Alaa böyle melodramatik sansasyonalizmi tanımlamak için doğru kelimeyi bulmaya çalışıyor ve İngilizce tercümeye ulaşmabilmek için telefonunu karıştırıyor. Sonunda başaramayarak mırıldanıyor: “Musibet.” M harfiyle başlayan birçok başka kelime gibi bu da Arapça ve Türkçe’de ortak bir sözcük. Kabaca ‘felaket’ olarak tercüme ediliyor ve genellikle hastalık ve kaza gibi beklenmedik ve talihsiz olayları tanımlamak için kullanılıyor. Gerçek bir soyut sanatçı gibi, tüm figüratif resmi, sanat dünyasının başına gelen bir musibet olarak gördüğünü açığa vuruyor.
Figüratif resim hakkında Alaa’nın canını sıkan tek şey melodramatik eğilimler değil; o, bu tür sanatı genel olarak önceden planlanmış ve durgun buluyor. “Başladığımda bir resmin neye benzeyeceğini nereden bilebilirim ki, yani?” diye soruyor küstahça, birçok sanatçının bunu gerçekten bildiğinin tamamen farkında olarak. Saygısızca olsa da, daimi bir değişim hâlinin, Alaa’nın hayatı ve kişiliğinin can alıcı bir parçası olduğunu görmek pek zor değil. Sadece yerinden olma deneyimi bile onun dünyasına sayısız fikir, şekil ve renk katmış. Cihangir’deki bir pastanenin balkonunda otururken köşe başındaki kiosku göstererek diyor ki: “Mesela şu sarı renk, Suriye’de bunu hiç görmedim.”

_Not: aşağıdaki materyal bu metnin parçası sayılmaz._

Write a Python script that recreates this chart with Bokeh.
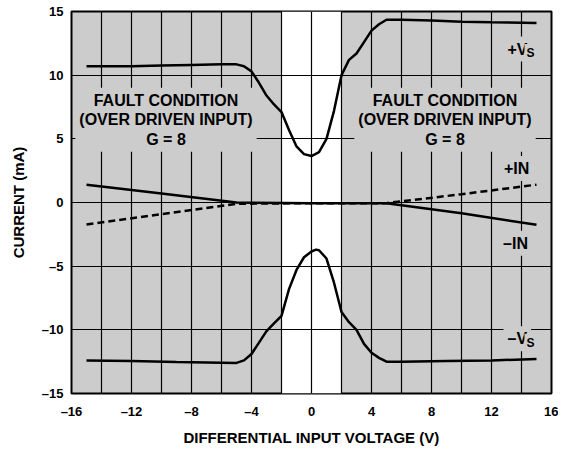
import numpy as np
from bokeh.plotting import figure
from bokeh.models import FixedTicker, Range1d
from bokeh.core.properties import value
from bokeh.embed import file_html
from bokeh.resources import INLINE

# ---- data ----
vs_pos_v = [-15, -12, -10, -8, -6, -5, -4.5, -4, -3.5, -3, -2.5, -2, -1.5, -1, -0.5, 0, 0.5, 1, 1.5, 2, 2.5, 3, 3.5, 4, 4.5, 5, 6, 8, 10, 12, 15]
vs_pos_i = [10.7, 10.7, 10.75, 10.8, 10.85, 10.85, 10.7, 10.3, 9.4, 8.4, 7.7, 7.1, 5.7, 4.4, 3.8, 3.65, 3.95, 5.0, 7.2, 10.0, 11.2, 11.7, 12.6, 13.5, 14.0, 14.35, 14.35, 14.3, 14.2, 14.15, 14.1]

vs_neg_v = [-15, -12, -9, -6, -5, -4.5, -4, -3.5, -3, -2.5, -2, -1.5, -1, -0.5, 0, 0.3, 0.5, 1, 1.5, 2, 2.5, 3, 3.5, 4, 4.5, 5, 6, 9, 12, 15]
vs_neg_i = [-12.4, -12.45, -12.52, -12.58, -12.6, -12.4, -11.9, -11.0, -10.1, -9.5, -8.9, -6.8, -5.3, -4.3, -3.85, -3.7, -3.75, -4.4, -6.3, -8.6, -9.4, -10.0, -11.1, -11.8, -12.2, -12.5, -12.5, -12.45, -12.4, -12.3]

in_pos_v = [-15, -10, -5, 0, 5, 10, 15]
in_pos_i = [-1.72, -0.92, -0.1, -0.05, -0.05, 0.65, 1.4]

in_neg_v = [-15, -10, -5, 0, 5, 10, 15]
in_neg_i = [1.4, 0.7, 0.0, -0.05, -0.05, -0.85, -1.75]

band_left = [-2]
band_right = [2]

x_ticks = [-16, -12, -8, -4, 0, 4, 8, 12, 16]
x_tick_labels = ["\u201316", "\u201312", "\u20138", "\u20134", "0", "4", "8", "12", "16"]
y_ticks = [-15, -10, -5, 0, 5, 10, 15]
y_tick_labels = ["\u201315", "\u201310", "\u20135", "0", "5", "10", "15"]
x_grid = [-14, -12, -10, -8, -6, -4, -2, 0, 2, 4, 6, 8, 10, 12, 14]
y_grid = [-10, -5, 0, 5, 10]

fault_text = "FAULT CONDITION\n(OVER DRIVEN INPUT)\nG = 8"
fault_x = [-9.7, 8.9]
fault_y = [6.5, 6.5]

GRAY = "#CCCCCC"
FONT = value("Liberation Sans")

p = figure(width=558, height=450, x_range=Range1d(-16, 16), y_range=Range1d(-15, 15),
           output_backend="svg", toolbar_location=None,
           min_border_left=71, min_border_right=7, min_border_top=11, min_border_bottom=57)
p.background_fill_color = GRAY
p.border_fill_color = "white"
p.outline_line_color = "black"
p.outline_line_width = 2

# white band
p.quad(left=band_left, right=band_right, bottom=[-15], top=[15],
       fill_color="white", line_color=None, level="image")

# grid
p.xgrid.ticker = FixedTicker(ticks=x_grid)
p.ygrid.ticker = FixedTicker(ticks=y_grid)
for g in (p.xgrid, p.ygrid):
    g.grid_line_color = "black"
    g.grid_line_width = 1.2
    g.grid_line_alpha = 1.0

# axes
p.xaxis.ticker = FixedTicker(ticks=x_ticks)
p.yaxis.ticker = FixedTicker(ticks=y_ticks)
p.xaxis.major_label_overrides = {t: l for t, l in zip(x_ticks, x_tick_labels)}
p.yaxis.major_label_overrides = {t: l for t, l in zip(y_ticks, y_tick_labels)}
for ax in (p.xaxis, p.yaxis):
    ax.major_tick_line_color = None
    ax.minor_tick_line_color = None
    ax.major_tick_out = 0
    ax.major_tick_in = 0
    ax.minor_tick_out = 0
    ax.minor_tick_in = 0
    ax.axis_line_color = None
    ax.major_label_text_font = "Liberation Sans"
    ax.major_label_text_font_style = "bold"
    ax.major_label_text_font_size = "13px"
    ax.major_label_text_color = "black"
    ax.axis_label_text_font = "Liberation Sans"
    ax.axis_label_text_font_style = "bold"
    ax.axis_label_text_font_size = "15px"
    ax.axis_label_text_color = "black"
p.xaxis.major_label_standoff = 10
p.yaxis.major_label_standoff = 8
p.xaxis.axis_label = "DIFFERENTIAL INPUT VOLTAGE (V)"
p.yaxis.axis_label = "CURRENT (mA)"
p.xaxis.axis_label_standoff = 7
p.yaxis.axis_label_standoff = 12

# labels with gray boxes (cut the grid)
p.text(x=fault_x, y=fault_y, text=[fault_text, fault_text],
       text_font=FONT, text_font_style="bold", text_font_size="16px",
       text_align="center", text_baseline="middle", text_line_height=1.15,
       background_fill_color=GRAY, padding=4)

p.text(x=[13.67, 13.6], y=[2.67, -3.2], text=["+IN", "\u2013IN"],
       text_font=FONT, text_font_style="bold", text_font_size="16px",
       text_align="center", text_baseline="middle",
       background_fill_color=GRAY, padding=4)

p.text(x=[12.8, 12.8], y=[12.05, -10.7], text=["+V", "\u2013V"],
       text_font=FONT, text_font_style="bold", text_font_size="16px",
       text_align="left", text_baseline="middle",
       background_fill_color=GRAY, padding=4)
p.text(x=[12.8, 12.8], y=[12.05, -10.7], text=["S", "S"],
       text_font=FONT, text_font_style="bold", text_font_size="12px",
       text_align="left", text_baseline="middle", x_offset=21, y_offset=4,
       background_fill_color=GRAY, padding=2)

# curves
p.line(vs_pos_v, vs_pos_i, line_color="black", line_width=2.5)
p.line(vs_neg_v, vs_neg_i, line_color="black", line_width=2.5)
p.line(in_neg_v, in_neg_i, line_color="black", line_width=2.5)
p.line(in_pos_v, in_pos_i, line_color="black", line_width=2.5, line_dash="7 4")

open("out.html", "w").write(file_html(p, INLINE))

İmha ettiği tabloların miktarı Alaa’nın değişim takıntısına tanıklık ediyor. Atölyesini ziyaret ederek, orada önceden görmüş olduğum bir tablonun akıbetini sorduğum çok oldu. Birçok defalar cevap, zayıf bir ıslık sesi ve ufak bir karate vuruşu hareketiydi, bu da Alaa’nın ilerleme uğruna tabloyu kurban ettiği anlamına geliyordu. Onunla tanıştığımdan beri o kadar çok resim imha etti ki, bunun bir tür ritüel olduğundan şüphelenmeye başladım. Yarı yolda fikrini değiştirmekten korktuğu için asgarî bir merasimle, çabucak icra edilen bir ritüel.
Alaa’nın işleri İstanbul’da büyük ilgiyle karşılandı. Galeri Artist Çukurcuma’daki kişisel sergisi Bashamoora müthiş bir başarı elde etti ve kendi de daha sonraları, hem Türkiye’de hem de Avrupa’da pek çok karma sergiye katıldı. Bir yıldan uzun süre küçük ebatlı suluboya resimler denedikten sonra, şimdi, devâsa siyah beyaz tuvallerinden farklılaşan yeni bir yağlıboya serisini tamamlamak üzere. Tutucu görüşlü kuşkucular onu şimdiden, özgün tarzından fazla uzaklaşarak risk almaması konusunda uyardılar, onun cevabıysa çok net: “Ne yapayım yani? Hep aynı şeyi çizemem ki.”